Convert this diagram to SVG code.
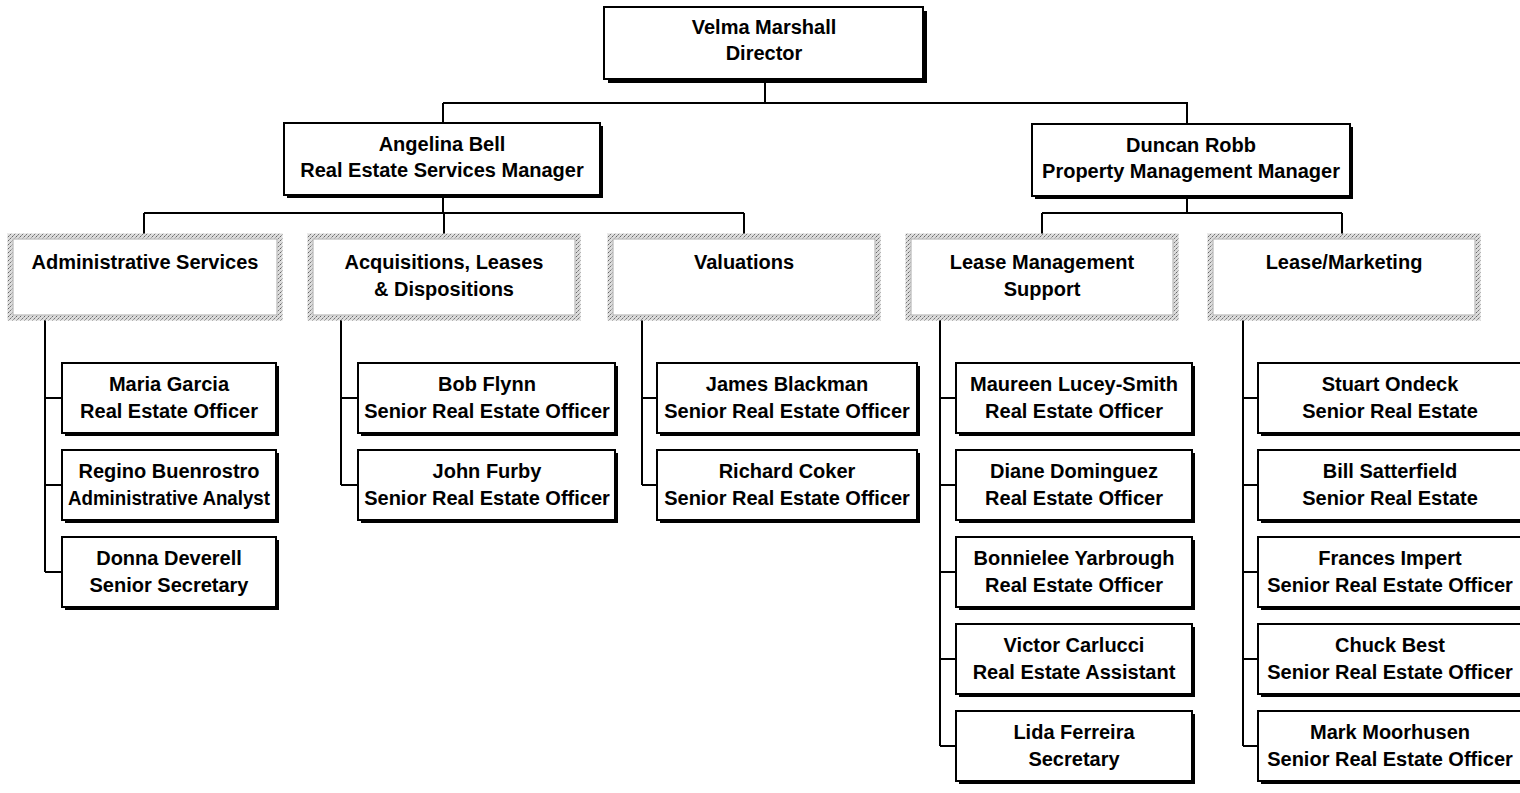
<svg xmlns="http://www.w3.org/2000/svg" width="1520" height="793" viewBox="0 0 1520 793">
<defs>
<pattern id="stip" width="4" height="4" patternUnits="userSpaceOnUse">
<rect width="4" height="4" fill="#dcdcdc"/>
<rect x="0" y="0" width="1" height="1" fill="#666"/>
<rect x="2" y="2" width="1" height="1" fill="#777"/>
<rect x="1" y="3" width="1" height="1" fill="#999"/>
<rect x="3" y="1" width="1" height="1" fill="#aaa"/>
</pattern>
</defs>
<style>
text{font-family:"Liberation Sans",Arial,sans-serif;font-weight:bold;font-size:20px;fill:#000;text-anchor:middle}
.box{fill:#fff;stroke:#000;stroke-width:2}
.sh{fill:#000}
.dept{fill:#fff;stroke:url(#stip);stroke-width:5}
.dept2{fill:none;stroke:#aaa;stroke-width:1}
.conn{fill:none;stroke:#000;stroke-width:2}
</style>
<rect width="1520" height="793" fill="#fff"/>
<g id="connectors" class="conn">
<path d="M765 80V103M443 103H1187V124M443 103V123"/>
<path d="M443 196V213M144 213H744M144 213V236M444 213V236M744 213V236"/>
<path d="M1187 197V213M1042 213H1342M1042 213V236M1342 213V236"/>
<path d="M45 318V572M45 398H62M45 485H62M45 572H62"/>
<path d="M341 318V485M341 398H358M341 485H358"/>
<path d="M642 318V485M642 398H657M642 485H657"/>
<path d="M940 318V746M940 398H956M940 485H956M940 572H956M940 659H956M940 746H956"/>
<path d="M1243 318V746M1243 398H1258M1243 485H1258M1243 572H1258M1243 659H1258M1243 746H1258"/>
</g>
<g id="director"><rect class="sh" x="608" y="11" width="319" height="72"/><rect class="box" x="604" y="7" width="319" height="72"/><text x="764" y="34">Velma Marshall</text><text x="764" y="60">Director</text></g>
<g id="bell"><rect class="sh" x="287" y="126" width="316" height="72"/><rect class="box" x="284" y="123" width="316" height="72"/><text x="442" y="151">Angelina Bell</text><text x="442" y="177">Real Estate Services Manager</text></g>
<g id="robb"><rect class="sh" x="1035" y="127" width="318" height="72"/><rect class="box" x="1032" y="124" width="318" height="72"/><text x="1191" y="152">Duncan Robb</text><text x="1191" y="178">Property Management Manager</text></g>
<g id="dept-admin"><rect class="dept" x="10" y="236" width="270" height="82"/><rect class="dept2" x="13" y="239" width="264" height="76"/><text x="145" y="269">Administrative Services</text></g>
<g id="dept-acq"><rect class="dept" x="310" y="236" width="268" height="82"/><rect class="dept2" x="313" y="239" width="262" height="76"/><text x="444" y="269">Acquisitions, Leases</text><text x="444" y="296">&amp; Dispositions</text></g>
<g id="dept-val"><rect class="dept" x="610" y="236" width="268" height="82"/><rect class="dept2" x="613" y="239" width="262" height="76"/><text x="744" y="269">Valuations</text></g>
<g id="dept-lms"><rect class="dept" x="908" y="236" width="268" height="82"/><rect class="dept2" x="911" y="239" width="262" height="76"/><text x="1042" y="269">Lease Management</text><text x="1042" y="296">Support</text></g>
<g id="dept-lm"><rect class="dept" x="1210" y="236" width="268" height="82"/><rect class="dept2" x="1213" y="239" width="262" height="76"/><text x="1344" y="269">Lease/Marketing</text></g>
<g id="garcia"><rect class="sh" x="65" y="366" width="214" height="70"/><rect class="box" x="62" y="363" width="214" height="70"/><text x="169" y="391">Maria Garcia</text><text x="169" y="418">Real Estate Officer</text></g>
<g id="buenrostro"><rect class="sh" x="65" y="453" width="214" height="70"/><rect class="box" x="62" y="450" width="214" height="70"/><text x="169" y="478">Regino Buenrostro</text><text x="169" y="505" textLength="202" lengthAdjust="spacingAndGlyphs">Administrative Analyst</text></g>
<g id="deverell"><rect class="sh" x="65" y="540" width="214" height="70"/><rect class="box" x="62" y="537" width="214" height="70"/><text x="169" y="565">Donna Deverell</text><text x="169" y="592">Senior Secretary</text></g>
<g id="flynn"><rect class="sh" x="361" y="366" width="257" height="70"/><rect class="box" x="358" y="363" width="257" height="70"/><text x="487" y="391">Bob Flynn</text><text x="487" y="418">Senior Real Estate Officer</text></g>
<g id="furby"><rect class="sh" x="361" y="453" width="257" height="70"/><rect class="box" x="358" y="450" width="257" height="70"/><text x="487" y="478">John Furby</text><text x="487" y="505">Senior Real Estate Officer</text></g>
<g id="blackman"><rect class="sh" x="660" y="366" width="260" height="70"/><rect class="box" x="657" y="363" width="260" height="70"/><text x="787" y="391">James Blackman</text><text x="787" y="418">Senior Real Estate Officer</text></g>
<g id="coker"><rect class="sh" x="660" y="453" width="260" height="70"/><rect class="box" x="657" y="450" width="260" height="70"/><text x="787" y="478">Richard Coker</text><text x="787" y="505">Senior Real Estate Officer</text></g>
<g id="lucey-smith"><rect class="sh" x="959" y="366" width="236" height="70"/><rect class="box" x="956" y="363" width="236" height="70"/><text x="1074" y="391">Maureen Lucey-Smith</text><text x="1074" y="418">Real Estate Officer</text></g>
<g id="dominguez"><rect class="sh" x="959" y="453" width="236" height="70"/><rect class="box" x="956" y="450" width="236" height="70"/><text x="1074" y="478">Diane Dominguez</text><text x="1074" y="505">Real Estate Officer</text></g>
<g id="yarbrough"><rect class="sh" x="959" y="540" width="236" height="70"/><rect class="box" x="956" y="537" width="236" height="70"/><text x="1074" y="565">Bonnielee Yarbrough</text><text x="1074" y="592">Real Estate Officer</text></g>
<g id="carlucci"><rect class="sh" x="959" y="627" width="236" height="70"/><rect class="box" x="956" y="624" width="236" height="70"/><text x="1074" y="652">Victor Carlucci</text><text x="1074" y="679">Real Estate Assistant</text></g>
<g id="ferreira"><rect class="sh" x="959" y="714" width="236" height="70"/><rect class="box" x="956" y="711" width="236" height="70"/><text x="1074" y="739">Lida Ferreira</text><text x="1074" y="766">Secretary</text></g>
<g id="ondeck"><rect class="sh" x="1261" y="366" width="264" height="70"/><rect class="box" x="1258" y="363" width="264" height="70"/><text x="1390" y="391">Stuart Ondeck</text><text x="1390" y="418">Senior Real Estate</text></g>
<g id="satterfield"><rect class="sh" x="1261" y="453" width="264" height="70"/><rect class="box" x="1258" y="450" width="264" height="70"/><text x="1390" y="478">Bill Satterfield</text><text x="1390" y="505">Senior Real Estate</text></g>
<g id="impert"><rect class="sh" x="1261" y="540" width="264" height="70"/><rect class="box" x="1258" y="537" width="264" height="70"/><text x="1390" y="565">Frances Impert</text><text x="1390" y="592">Senior Real Estate Officer</text></g>
<g id="best"><rect class="sh" x="1261" y="627" width="264" height="70"/><rect class="box" x="1258" y="624" width="264" height="70"/><text x="1390" y="652">Chuck Best</text><text x="1390" y="679">Senior Real Estate Officer</text></g>
<g id="moorhusen"><rect class="sh" x="1261" y="714" width="264" height="70"/><rect class="box" x="1258" y="711" width="264" height="70"/><text x="1390" y="739">Mark Moorhusen</text><text x="1390" y="766">Senior Real Estate Officer</text></g>
</svg>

Requirement ::
Reproduce the material word for word. Any pictures should be left out of the copy.

Written solution ::
Convert this diagram to SVG code.
<svg xmlns="http://www.w3.org/2000/svg" width="1520" height="793" viewBox="0 0 1520 793">
<defs>
<pattern id="stip" width="4" height="4" patternUnits="userSpaceOnUse">
<rect width="4" height="4" fill="#dcdcdc"/>
<rect x="0" y="0" width="1" height="1" fill="#666"/>
<rect x="2" y="2" width="1" height="1" fill="#777"/>
<rect x="1" y="3" width="1" height="1" fill="#999"/>
<rect x="3" y="1" width="1" height="1" fill="#aaa"/>
</pattern>
</defs>
<style>
text{font-family:"Liberation Sans",Arial,sans-serif;font-weight:bold;font-size:20px;fill:#000;text-anchor:middle}
.box{fill:#fff;stroke:#000;stroke-width:2}
.sh{fill:#000}
.dept{fill:#fff;stroke:url(#stip);stroke-width:5}
.dept2{fill:none;stroke:#aaa;stroke-width:1}
.conn{fill:none;stroke:#000;stroke-width:2}
</style>
<rect width="1520" height="793" fill="#fff"/>
<g id="connectors" class="conn">
<path d="M765 80V103M443 103H1187V124M443 103V123"/>
<path d="M443 196V213M144 213H744M144 213V236M444 213V236M744 213V236"/>
<path d="M1187 197V213M1042 213H1342M1042 213V236M1342 213V236"/>
<path d="M45 318V572M45 398H62M45 485H62M45 572H62"/>
<path d="M341 318V485M341 398H358M341 485H358"/>
<path d="M642 318V485M642 398H657M642 485H657"/>
<path d="M940 318V746M940 398H956M940 485H956M940 572H956M940 659H956M940 746H956"/>
<path d="M1243 318V746M1243 398H1258M1243 485H1258M1243 572H1258M1243 659H1258M1243 746H1258"/>
</g>
<g id="director"><rect class="sh" x="608" y="11" width="319" height="72"/><rect class="box" x="604" y="7" width="319" height="72"/><text x="764" y="34">Velma Marshall</text><text x="764" y="60">Director</text></g>
<g id="bell"><rect class="sh" x="287" y="126" width="316" height="72"/><rect class="box" x="284" y="123" width="316" height="72"/><text x="442" y="151">Angelina Bell</text><text x="442" y="177">Real Estate Services Manager</text></g>
<g id="robb"><rect class="sh" x="1035" y="127" width="318" height="72"/><rect class="box" x="1032" y="124" width="318" height="72"/><text x="1191" y="152">Duncan Robb</text><text x="1191" y="178">Property Management Manager</text></g>
<g id="dept-admin"><rect class="dept" x="10" y="236" width="270" height="82"/><rect class="dept2" x="13" y="239" width="264" height="76"/><text x="145" y="269">Administrative Services</text></g>
<g id="dept-acq"><rect class="dept" x="310" y="236" width="268" height="82"/><rect class="dept2" x="313" y="239" width="262" height="76"/><text x="444" y="269">Acquisitions, Leases</text><text x="444" y="296">&amp; Dispositions</text></g>
<g id="dept-val"><rect class="dept" x="610" y="236" width="268" height="82"/><rect class="dept2" x="613" y="239" width="262" height="76"/><text x="744" y="269">Valuations</text></g>
<g id="dept-lms"><rect class="dept" x="908" y="236" width="268" height="82"/><rect class="dept2" x="911" y="239" width="262" height="76"/><text x="1042" y="269">Lease Management</text><text x="1042" y="296">Support</text></g>
<g id="dept-lm"><rect class="dept" x="1210" y="236" width="268" height="82"/><rect class="dept2" x="1213" y="239" width="262" height="76"/><text x="1344" y="269">Lease/Marketing</text></g>
<g id="garcia"><rect class="sh" x="65" y="366" width="214" height="70"/><rect class="box" x="62" y="363" width="214" height="70"/><text x="169" y="391">Maria Garcia</text><text x="169" y="418">Real Estate Officer</text></g>
<g id="buenrostro"><rect class="sh" x="65" y="453" width="214" height="70"/><rect class="box" x="62" y="450" width="214" height="70"/><text x="169" y="478">Regino Buenrostro</text><text x="169" y="505" textLength="202" lengthAdjust="spacingAndGlyphs">Administrative Analyst</text></g>
<g id="deverell"><rect class="sh" x="65" y="540" width="214" height="70"/><rect class="box" x="62" y="537" width="214" height="70"/><text x="169" y="565">Donna Deverell</text><text x="169" y="592">Senior Secretary</text></g>
<g id="flynn"><rect class="sh" x="361" y="366" width="257" height="70"/><rect class="box" x="358" y="363" width="257" height="70"/><text x="487" y="391">Bob Flynn</text><text x="487" y="418">Senior Real Estate Officer</text></g>
<g id="furby"><rect class="sh" x="361" y="453" width="257" height="70"/><rect class="box" x="358" y="450" width="257" height="70"/><text x="487" y="478">John Furby</text><text x="487" y="505">Senior Real Estate Officer</text></g>
<g id="blackman"><rect class="sh" x="660" y="366" width="260" height="70"/><rect class="box" x="657" y="363" width="260" height="70"/><text x="787" y="391">James Blackman</text><text x="787" y="418">Senior Real Estate Officer</text></g>
<g id="coker"><rect class="sh" x="660" y="453" width="260" height="70"/><rect class="box" x="657" y="450" width="260" height="70"/><text x="787" y="478">Richard Coker</text><text x="787" y="505">Senior Real Estate Officer</text></g>
<g id="lucey-smith"><rect class="sh" x="959" y="366" width="236" height="70"/><rect class="box" x="956" y="363" width="236" height="70"/><text x="1074" y="391">Maureen Lucey-Smith</text><text x="1074" y="418">Real Estate Officer</text></g>
<g id="dominguez"><rect class="sh" x="959" y="453" width="236" height="70"/><rect class="box" x="956" y="450" width="236" height="70"/><text x="1074" y="478">Diane Dominguez</text><text x="1074" y="505">Real Estate Officer</text></g>
<g id="yarbrough"><rect class="sh" x="959" y="540" width="236" height="70"/><rect class="box" x="956" y="537" width="236" height="70"/><text x="1074" y="565">Bonnielee Yarbrough</text><text x="1074" y="592">Real Estate Officer</text></g>
<g id="carlucci"><rect class="sh" x="959" y="627" width="236" height="70"/><rect class="box" x="956" y="624" width="236" height="70"/><text x="1074" y="652">Victor Carlucci</text><text x="1074" y="679">Real Estate Assistant</text></g>
<g id="ferreira"><rect class="sh" x="959" y="714" width="236" height="70"/><rect class="box" x="956" y="711" width="236" height="70"/><text x="1074" y="739">Lida Ferreira</text><text x="1074" y="766">Secretary</text></g>
<g id="ondeck"><rect class="sh" x="1261" y="366" width="264" height="70"/><rect class="box" x="1258" y="363" width="264" height="70"/><text x="1390" y="391">Stuart Ondeck</text><text x="1390" y="418">Senior Real Estate</text></g>
<g id="satterfield"><rect class="sh" x="1261" y="453" width="264" height="70"/><rect class="box" x="1258" y="450" width="264" height="70"/><text x="1390" y="478">Bill Satterfield</text><text x="1390" y="505">Senior Real Estate</text></g>
<g id="impert"><rect class="sh" x="1261" y="540" width="264" height="70"/><rect class="box" x="1258" y="537" width="264" height="70"/><text x="1390" y="565">Frances Impert</text><text x="1390" y="592">Senior Real Estate Officer</text></g>
<g id="best"><rect class="sh" x="1261" y="627" width="264" height="70"/><rect class="box" x="1258" y="624" width="264" height="70"/><text x="1390" y="652">Chuck Best</text><text x="1390" y="679">Senior Real Estate Officer</text></g>
<g id="moorhusen"><rect class="sh" x="1261" y="714" width="264" height="70"/><rect class="box" x="1258" y="711" width="264" height="70"/><text x="1390" y="739">Mark Moorhusen</text><text x="1390" y="766">Senior Real Estate Officer</text></g>
</svg>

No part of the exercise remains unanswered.